Loin de jeter la pierre à ces expressions de mécontentement, Hubert Védrine relève que le référendum sur le Traité Constitutionnel Européen de 2005 a marqué ici en France une rupture entre l'ensemble des élites qui étaient pour le Oui et, les défenseurs du Non, objet d'une véritable stigmatisation.
Pour l'ancien conseiller de François Mitterrand, le risque de post-démocratie, c'est la négation des signaux et des avis divergents. C'est que, quels que soient les résultats électoraux, on continue la même politique en s'abritant derrière le célèbre acronyme TINA pour There Is No Alternative. Et Hubert Védrine d'étayer sa pensée en citant Barroso, le président de la Commission Européenne : "doit-on déterminer notre politique économique en fonction de considérations électorales ?".
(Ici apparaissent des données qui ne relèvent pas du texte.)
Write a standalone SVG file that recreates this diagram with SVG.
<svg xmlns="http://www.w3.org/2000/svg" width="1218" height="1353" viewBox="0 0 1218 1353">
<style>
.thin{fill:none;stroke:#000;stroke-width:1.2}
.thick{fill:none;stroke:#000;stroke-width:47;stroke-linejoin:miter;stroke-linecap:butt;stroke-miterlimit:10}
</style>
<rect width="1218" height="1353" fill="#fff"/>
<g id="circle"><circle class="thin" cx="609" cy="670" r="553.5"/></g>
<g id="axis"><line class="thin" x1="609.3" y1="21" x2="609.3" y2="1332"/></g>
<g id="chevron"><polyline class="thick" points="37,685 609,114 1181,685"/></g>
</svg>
La réponse est dans la question. Il y aurait d'un côté une élite éclairée, auto-désignée et de l'autre des votes démocratiques qui seraient sans effet. Cette idée que ce ne sont pas les électeurs qui définissent la ligne politique mais, les gens au-dessus, notamment à Bruxelles, constitue pour Hubert Védrine une confusion intellectuelle, conceptuelle et politique grave qui ne peut que susciter la fureur des peuples qui ont le sentiment d'être dans la nasse.
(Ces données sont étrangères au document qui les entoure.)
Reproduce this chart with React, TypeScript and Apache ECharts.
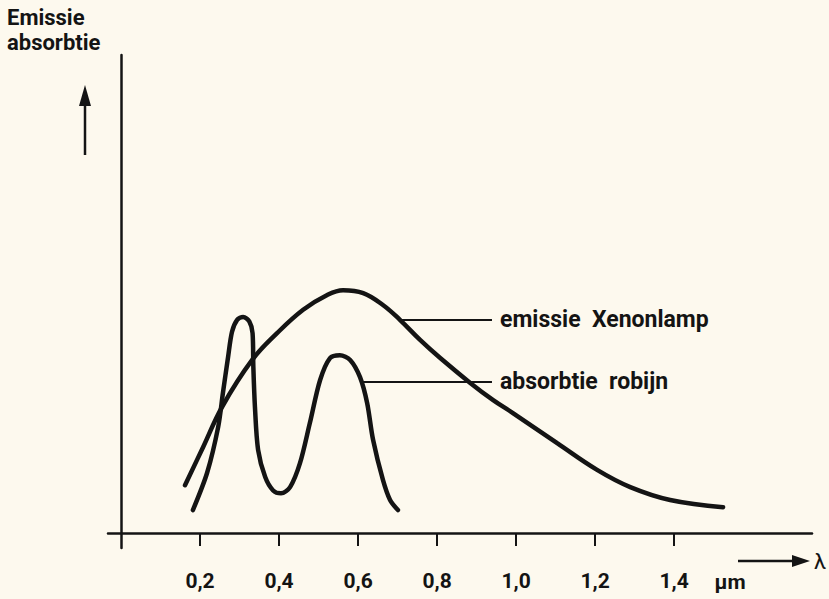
import React, { useEffect, useRef } from "react";
import * as echarts from "echarts";

// wavelength (µm) / relative intensity
const xenonX = [0.162, 0.208, 0.256, 0.332, 0.395, 0.461, 0.522, 0.562, 0.613, 0.663, 0.706, 0.757, 0.808, 0.884, 0.942, 0.992, 1.104, 1.205, 1.289, 1.39, 1.524];
const xenonY = [10.0, 18.0, 26.4, 36.2, 41.8, 46.7, 49.8, 50.8, 50.2, 47.7, 44.6, 40.4, 36.6, 31.4, 27.8, 25.1, 18.8, 13.2, 9.6, 6.9, 5.4];

const rubyX = [0.182, 0.218, 0.246, 0.258, 0.271, 0.281, 0.294, 0.309, 0.325, 0.333, 0.335, 0.339, 0.347, 0.365, 0.385, 0.405, 0.428, 0.453, 0.478, 0.504, 0.529, 0.554, 0.58, 0.605, 0.623, 0.638, 0.663, 0.681, 0.701];
const rubyY = [4.8, 12.6, 22.2, 29.3, 36.8, 42.1, 44.6, 45.2, 44.2, 41.8, 34.7, 26.4, 17.4, 11.7, 8.9, 8.3, 9.6, 14.6, 23.0, 32.0, 36.6, 37.2, 36.2, 32.6, 27.2, 19.5, 11.1, 6.9, 4.8];

const tickValues = [0.2, 0.4, 0.6, 0.8, 1.0, 1.2, 1.4];
const seriesNames = ["emissie  Xenonlamp", "absorbtie  robijn"];
const yTitle = ["Emissie", "absorbtie"];
const unitLabel = "µm";
const xSymbol = "λ";

const FONT = "Roboto, 'Liberation Sans', sans-serif";
const INK = "#141414";

export default function App() {
  const ref = useRef<HTMLDivElement>(null);
  useEffect(() => {
    if (!ref.current) return;
    const chart = echarts.init(ref.current, null, { renderer: "svg" });
    const xen = xenonX.map((x, i) => [x, xenonY[i]]);
    const ruby = rubyX.map((x, i) => [x, rubyY[i]]);
    const labelStyle = {
      show: true,
      position: "end",
      fontSize: 23,
      fontWeight: "bold",
      fontFamily: FONT,
      color: INK,
      distance: 8,
    };
    chart.setOption({
      animation: false,
      backgroundColor: "#fdf9ee",
      grid: { left: 108, right: 17, top: 55, bottom: 51, outerBounds: { left: 0, right: 0, top: 0, bottom: 0 } },
      xAxis: {
        type: "value",
        min: -0.0329,
        max: 1.749,
        axisLine: { show: true, onZero: true, lineStyle: { color: INK, width: 2.5 } },
        axisTick: { show: true, customValues: tickValues, length: 13, lineStyle: { color: INK, width: 2 } },
        axisLabel: {
          show: true,
          customValues: tickValues,
          formatter: (v: number) => v.toFixed(1).replace(".", ","),
          margin: 22,
          fontSize: 21,
          fontWeight: "bold",
          fontFamily: FONT,
          color: INK,
        },
        splitLine: { show: false },
      },
      yAxis: {
        type: "value",
        min: -3.14,
        max: 100,
        axisLine: { show: true, onZero: true, lineStyle: { color: INK, width: 2.5 } },
        axisTick: { show: false },
        axisLabel: { show: false },
        splitLine: { show: false },
      },
      series: [
        {
          type: "line",
          name: seriesNames[0],
          data: xen,
          smooth: 0.4,
          showSymbol: false,
          lineStyle: { color: INK, width: 4.5, cap: "round" },
          markLine: {
            silent: true,
            symbol: "none",
            lineStyle: { color: INK, width: 2, type: "solid" },
            label: { ...labelStyle, formatter: seriesNames[0] },
            data: [[{ coord: [0.711, 44.6] }, { coord: [0.939, 44.6] }]],
          },
        },
        {
          type: "line",
          name: seriesNames[1],
          data: ruby,
          smooth: 0.3,
          showSymbol: false,
          lineStyle: { color: INK, width: 4.5, cap: "round" },
          markLine: {
            silent: true,
            symbol: "none",
            lineStyle: { color: INK, width: 2, type: "solid" },
            label: { ...labelStyle, formatter: seriesNames[1] },
            data: [[{ coord: [0.613, 31.6] }, { coord: [0.939, 31.6] }]],
          },
        },
      ],
      graphic: [
        {
          type: "text",
          left: 7,
          top: 5,
          style: {
            text: yTitle.join("\n"),
            fontSize: 22,
            lineHeight: 25,
            fontWeight: "bold",
            fontFamily: FONT,
            fill: INK,
          },
        },
        { type: "line", shape: { x1: 85, y1: 100, x2: 85, y2: 155 }, style: { stroke: INK, lineWidth: 2.5 } },
        { type: "polygon", shape: { points: [[85, 85], [79, 106], [91, 106]] }, style: { fill: INK } },
        { type: "line", shape: { x1: 738, y1: 561, x2: 796, y2: 561 }, style: { stroke: INK, lineWidth: 2.5 } },
        { type: "polygon", shape: { points: [[810, 561], [792, 555], [792, 567]] }, style: { fill: INK } },
        {
          type: "text",
          x: 730,
          y: 582,
          style: { text: unitLabel, fontSize: 21, fontWeight: "bold", fontFamily: FONT, fill: INK, align: "center", verticalAlign: "middle" },
        },
        {
          type: "text",
          x: 820,
          y: 561,
          style: { text: xSymbol, fontSize: 22, fontFamily: FONT, fill: INK, align: "center", verticalAlign: "middle" },
        },
      ],
    });
    return () => chart.dispose();
  }, []);
  return <div ref={ref} style={{ width: 829, height: 599, position: "fixed", left: 0, top: 0 }} />;
}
Une situation alarmante qui se caractérise par la conjonction de deux phénomènes. L'incapacité de l'UE à trouver la bonne combinaison entre assainissement des finances publiques et croissance d'une part, un système de décision avec une Commission non élue qui ne tient aucun compte du vote des gens d'autre part.
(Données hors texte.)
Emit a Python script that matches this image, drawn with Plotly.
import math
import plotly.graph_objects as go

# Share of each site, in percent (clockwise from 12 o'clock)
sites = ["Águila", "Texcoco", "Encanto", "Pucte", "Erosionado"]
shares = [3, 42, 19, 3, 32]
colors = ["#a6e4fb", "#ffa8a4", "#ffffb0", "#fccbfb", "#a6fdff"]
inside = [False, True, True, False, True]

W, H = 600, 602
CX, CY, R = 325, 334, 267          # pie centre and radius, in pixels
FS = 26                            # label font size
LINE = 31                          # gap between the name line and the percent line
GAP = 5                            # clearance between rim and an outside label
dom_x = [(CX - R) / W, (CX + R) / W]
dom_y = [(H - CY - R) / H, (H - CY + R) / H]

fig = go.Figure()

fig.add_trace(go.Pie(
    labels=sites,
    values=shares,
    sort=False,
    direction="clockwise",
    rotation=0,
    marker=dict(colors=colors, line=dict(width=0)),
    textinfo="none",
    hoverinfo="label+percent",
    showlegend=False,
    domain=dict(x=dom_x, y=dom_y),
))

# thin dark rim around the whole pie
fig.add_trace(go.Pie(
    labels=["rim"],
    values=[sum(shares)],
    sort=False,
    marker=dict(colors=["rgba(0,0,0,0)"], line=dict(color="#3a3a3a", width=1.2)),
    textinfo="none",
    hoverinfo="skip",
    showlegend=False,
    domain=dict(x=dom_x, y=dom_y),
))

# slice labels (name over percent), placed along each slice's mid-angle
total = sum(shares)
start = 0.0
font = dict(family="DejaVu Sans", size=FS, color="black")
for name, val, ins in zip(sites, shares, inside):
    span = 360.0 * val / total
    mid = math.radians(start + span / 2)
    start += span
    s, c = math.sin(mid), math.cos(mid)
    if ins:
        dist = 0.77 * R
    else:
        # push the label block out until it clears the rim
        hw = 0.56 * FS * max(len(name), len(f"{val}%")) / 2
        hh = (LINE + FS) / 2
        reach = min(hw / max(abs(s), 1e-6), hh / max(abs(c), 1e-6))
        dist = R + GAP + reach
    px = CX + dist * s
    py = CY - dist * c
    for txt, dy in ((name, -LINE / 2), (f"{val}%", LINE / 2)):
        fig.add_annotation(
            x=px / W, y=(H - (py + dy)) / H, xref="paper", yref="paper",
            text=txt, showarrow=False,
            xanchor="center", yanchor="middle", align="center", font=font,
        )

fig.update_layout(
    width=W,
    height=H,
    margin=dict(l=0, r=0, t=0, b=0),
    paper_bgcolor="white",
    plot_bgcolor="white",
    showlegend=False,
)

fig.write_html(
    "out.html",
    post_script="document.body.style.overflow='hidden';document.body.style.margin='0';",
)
Crise du système politique mais également crise du système économique. Et ce sont nos amis Suisses avec leur démocratie directe qui la mettent au grand jour. "Le plébiscite de l’initiative contre les salaires abusifs remet en lumière un fossé, celui qui sépare les élites d’un peuple révulsé par les excès qu’a dénoncés l’antihéros de la démocratie actionnariale" peut-on lire sur le quotidien Le Temps (Genève) sous la plume d'Olivier Perrin.
De quoi le vote Suisse est-il le nom ? D'une exaspération face aux dérives du système capitaliste, où l'esprit d'entreprise a cédé le pas sur une vision purement financière hors-sol, marquée par la cupidité et l'absence de toute morale.
Provenant d'un des pays les plus prospères au monde, ce referendum prend des allures de coup de massue sur la tête de l'establishment politique et économique, incapable de prendre au sérieux le malaise suscité par les salaires et bonus excessifs.
La Tribune de Genève, qui est loin d'être un organe de presse révolutionnaire se félicite que le peuple ait mis un terme "à l’arrogance d’une nouvelle classe d’hyper-riches, intouchables, aux pouvoirs démesurés". Le Journal du Jura, parle d'une "claque magistrale" aux milieux économiques et politiques avec "un résultat sans appel (qui) démontre à quel point ces milieux sont déconnectés des réalités quotidiennes des citoyens". De son côté, Le Courrier de Genève adresse un clin d'œil à Stéphane Hessel en relevant, que "le peuple suisse est capable d’indignation".
Mais la victoire des actionnaires n'est pas encore celle des salariés. Car le système est insidieux, notamment par la dilution des responsabilités. Or qui sinon les actionnaires anonymes demandent sinon exigent une rentabilité à deux chiffres qui conduit souvent à la liquidation ou la délocalisation d'entreprises à la rentabilité jugée insuffisante ?
Si le capitalisme et nos démocraties veulent survivre, il leur appartiendra de renouer rapidement avec un minimum d'éthique. C'est-à-dire, avec un contrat social refondé.
Comment en effet ne pas voir dans le vote Suisse une sorte de bégaiement de l'histoire en référence à l'œuvre du plus célèbre des Genevois, Rousseau, l'auteur Du Contrat Social ou Principes du droit politique. Un texte majeur qui affirmait déjà en 1762 le principe de la souveraineté du peuple.